Accelerating Dependency Graph Learning from Heterogeneous Categorical Event Streams via Knowledge Transfer
This work addresses the domain variety problem in dependency graph learning for applications like intrusion detection, offering a novel transfer learning approach for categorical data, though it appears incremental as it builds on existing graph learning methods.
The paper tackles the problem of transferring knowledge from a well-trained dependency graph in a source domain to enhance an immature graph in a target domain, particularly for heterogeneous categorical event streams, and demonstrates that their method ACRET achieves superior intrusion detection performance with at least 20 days lead time and over 70% accuracy.

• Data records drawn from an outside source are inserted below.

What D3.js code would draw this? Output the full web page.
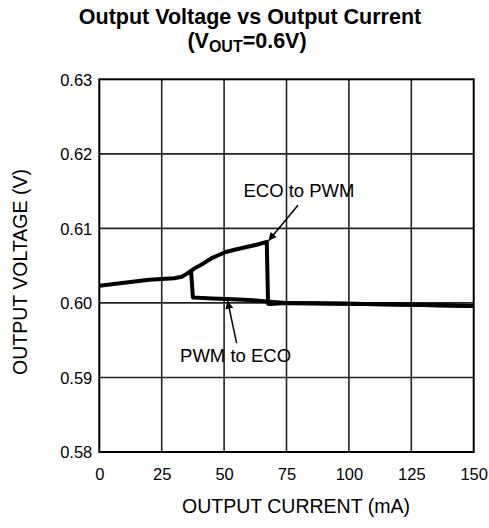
<!DOCTYPE html>
<html>
<head>
<meta charset="utf-8">
<script src="https://cdn.jsdelivr.net/npm/d3@7"></script>
<style>
  html, body { margin: 0; padding: 0; background: #fff; }
  svg { display: block; font-family: "Liberation Sans", Arial, Helvetica, sans-serif; }
</style>
</head>
<body>
<svg id="chart" width="489" height="528"></svg>
<script>
// ---- data ----
const xTicks = [0, 25, 50, 75, 100, 125, 150];
const yTicks = [0.58, 0.59, 0.60, 0.61, 0.62, 0.63];
const yTickLabels = ["0.58", "0.59", "0.60", "0.61", "0.62", "0.63"];

// ECO to PWM (increasing load)
const ecoToPwmI = [0, 5, 10, 15, 20, 25, 30, 33, 35, 38, 41.7, 45, 50.4, 55, 59, 63, 67.1, 67.6, 68.5, 70, 75, 100, 125, 150];
const ecoToPwmV = [0.6023, 0.6025, 0.6027, 0.6029, 0.6031, 0.6032, 0.6033, 0.6035, 0.6039, 0.6046, 0.6053, 0.6060, 0.6068, 0.6072, 0.6075, 0.6078, 0.6082, 0.5999, 0.59985, 0.5999, 0.6000, 0.5999, 0.59977, 0.5996];

// PWM to ECO (decreasing load)
const pwmToEcoI = [150, 125, 100, 75, 67, 60, 51, 45, 40, 37.5, 36.8];
const pwmToEcoV = [0.5996, 0.59977, 0.5999, 0.6000, 0.6002, 0.6004, 0.60051, 0.6006, 0.60068, 0.60074, 0.6041];

const annotations = [
  { text: "ECO to PWM", tx: 80, ty: 0.61422, ax0: 79.6, ay0: 0.61311, ax1: 67.8, ay1: 0.60835 },
  { text: "PWM to ECO", tx: 54.6, ty: 0.59210, ax0: 55.0, ay0: 0.59461, ax1: 51.4, ay1: 0.60030 }
];

// ---- layout ----
const W = 489, H = 528;
const margin = { left: 99.3, right: W - 473.7, top: 79.3, bottom: H - 452 };
const svg = d3.select("#chart");
const x = d3.scaleLinear().domain([0, 150]).range([margin.left, W - margin.right]);
const y = d3.scaleLinear().domain([0.58, 0.63]).range([H - margin.bottom, margin.top]);

// grid
const g = svg.append("g");
g.selectAll("line.vx").data(xTicks.slice(1, -1)).join("line")
  .attr("x1", d => x(d)).attr("x2", d => x(d))
  .attr("y1", y(0.58)).attr("y2", y(0.63))
  .attr("stroke", "#222").attr("stroke-width", 1.6);
g.selectAll("line.hy").data(yTicks.slice(1, -1)).join("line")
  .attr("x1", x(0)).attr("x2", x(150))
  .attr("y1", d => y(d)).attr("y2", d => y(d))
  .attr("stroke", "#222").attr("stroke-width", 1.6);

// axes (labels only)
const xAxis = d3.axisBottom(x).tickValues(xTicks).tickSize(0).tickPadding(0).tickFormat(d3.format("d"));
const xg = svg.append("g").attr("transform", `translate(0,${y(0.58)})`).call(xAxis);
xg.select(".domain").remove();
xg.selectAll("text").attr("font-size", 16.5).attr("fill", "#000").attr("dy", "1.72em")
  .attr("font-family", "'Liberation Sans', Arial, sans-serif");

const yAxis = d3.axisLeft(y).tickValues(yTicks).tickSize(0).tickPadding(7)
  .tickFormat((d, i) => yTickLabels[i]);
const yg = svg.append("g").attr("transform", `translate(${x(0)},0)`).call(yAxis);
yg.select(".domain").remove();
yg.selectAll("text").attr("font-size", 16.5).attr("fill", "#000").attr("dy", "0.35em")
  .attr("font-family", "'Liberation Sans', Arial, sans-serif");

// frame
svg.append("rect")
  .attr("x", x(0)).attr("y", y(0.63))
  .attr("width", x(150) - x(0)).attr("height", y(0.58) - y(0.63))
  .attr("fill", "none").attr("stroke", "#000").attr("stroke-width", 2);

// curves
const line = d3.line().x(d => x(d[0])).y(d => y(d[1]));
const s1 = ecoToPwmI.map((v, i) => [v, ecoToPwmV[i]]);
const s2 = pwmToEcoI.map((v, i) => [v, pwmToEcoV[i]]);
svg.append("clipPath").attr("id", "clip").append("rect")
  .attr("x", x(0)).attr("y", y(0.63)).attr("width", x(150) - x(0)).attr("height", y(0.58) - y(0.63));
[s1, s2].forEach(s => {
  svg.append("path").datum(s).attr("d", line)
    .attr("fill", "none").attr("stroke", "#000").attr("stroke-width", 4)
    .attr("stroke-linejoin", "round").attr("stroke-linecap", "round")
    .attr("clip-path", "url(#clip)");
});

// arrows
const defs = svg.append("defs");
defs.append("marker").attr("id", "arrow").attr("viewBox", "0 0 10 10")
  .attr("refX", 10).attr("refY", 5).attr("markerWidth", 11).attr("markerHeight", 8)
  .attr("markerUnits", "userSpaceOnUse").attr("orient", "auto")
  .append("path").attr("d", "M0,0 L10,5 L0,10 Z").attr("fill", "#000");

annotations.forEach(a => {
  svg.append("line")
    .attr("x1", x(a.ax0)).attr("y1", y(a.ay0))
    .attr("x2", x(a.ax1)).attr("y2", y(a.ay1))
    .attr("stroke", "#000").attr("stroke-width", 1.5)
    .attr("marker-end", "url(#arrow)");
  svg.append("text").attr("x", x(a.tx)).attr("y", y(a.ty))
    .attr("text-anchor", "middle").attr("font-size", 18.5).attr("fill", "#000")
    .text(a.text);
});

// titles
svg.append("text").attr("x", 250).attr("y", 24).attr("text-anchor", "middle")
  .attr("font-size", 21.5).attr("font-weight", "bold").attr("fill", "#000")
  .text("Output Voltage vs Output Current");
const t2 = svg.append("text").attr("x", 247).attr("y", 48).attr("text-anchor", "middle")
  .attr("font-size", 21.5).attr("font-weight", "bold").attr("fill", "#000");
t2.append("tspan").text("(V");
t2.append("tspan").attr("dy", 4).attr("font-size", 16).text("OUT");
t2.append("tspan").attr("dy", -4).text("=0.6V)");

svg.append("text").attr("x", 296).attr("y", 513).attr("text-anchor", "middle")
  .attr("font-size", 19.5).attr("fill", "#000").text("OUTPUT CURRENT (mA)");
svg.append("text").attr("transform", `translate(27,${272}) rotate(-90)`)
  .attr("text-anchor", "middle").attr("font-size", 19.5).attr("fill", "#000")
  .text("OUTPUT VOLTAGE (V)");
</script>
</body>
</html>
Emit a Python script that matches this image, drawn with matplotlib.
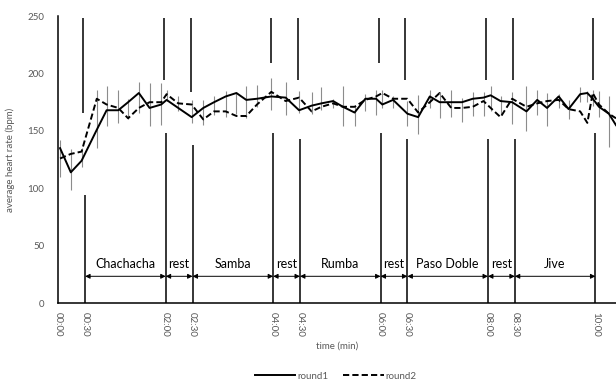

Dependency graph, as a heterogeneous graph representing the intrinsic relationships between different pairs of system entities, is essential to many data analysis applications, such as root cause diagnosis, intrusion detection, etc. Given a well-trained dependency graph from a source domain and an immature dependency graph from a target domain, how can we extract the entity and dependency knowledge from the source to enhance the target? One way is to directly apply a mature dependency graph learned from a source domain to the target domain. But due to the domain variety problem, directly using the source dependency graph often can not achieve good performance. Traditional transfer learning methods mainly focus on numerical data and are not applicable. In this paper, we propose ACRET, a knowledge transfer based model for accelerating dependency graph learning from heterogeneous categorical event streams. In particular, we first propose an entity estimation model to filter out irrelevant entities from the source domain based on entity embedding and manifold learning. Only the entities with statistically high correlations are transferred to the target domain. On the surviving entities, we propose a dependency construction model for constructing the unbiased dependency relationships by solving a two-constraint optimization problem. The experimental results on synthetic and real-world datasets demonstrate the effectiveness and efficiency of ACRET. We also apply ACRET to a real enterprise security system for intrusion detection. Our method is able to achieve superior detection performance at least 20 days lead lag time in advance with more than 70% accuracy.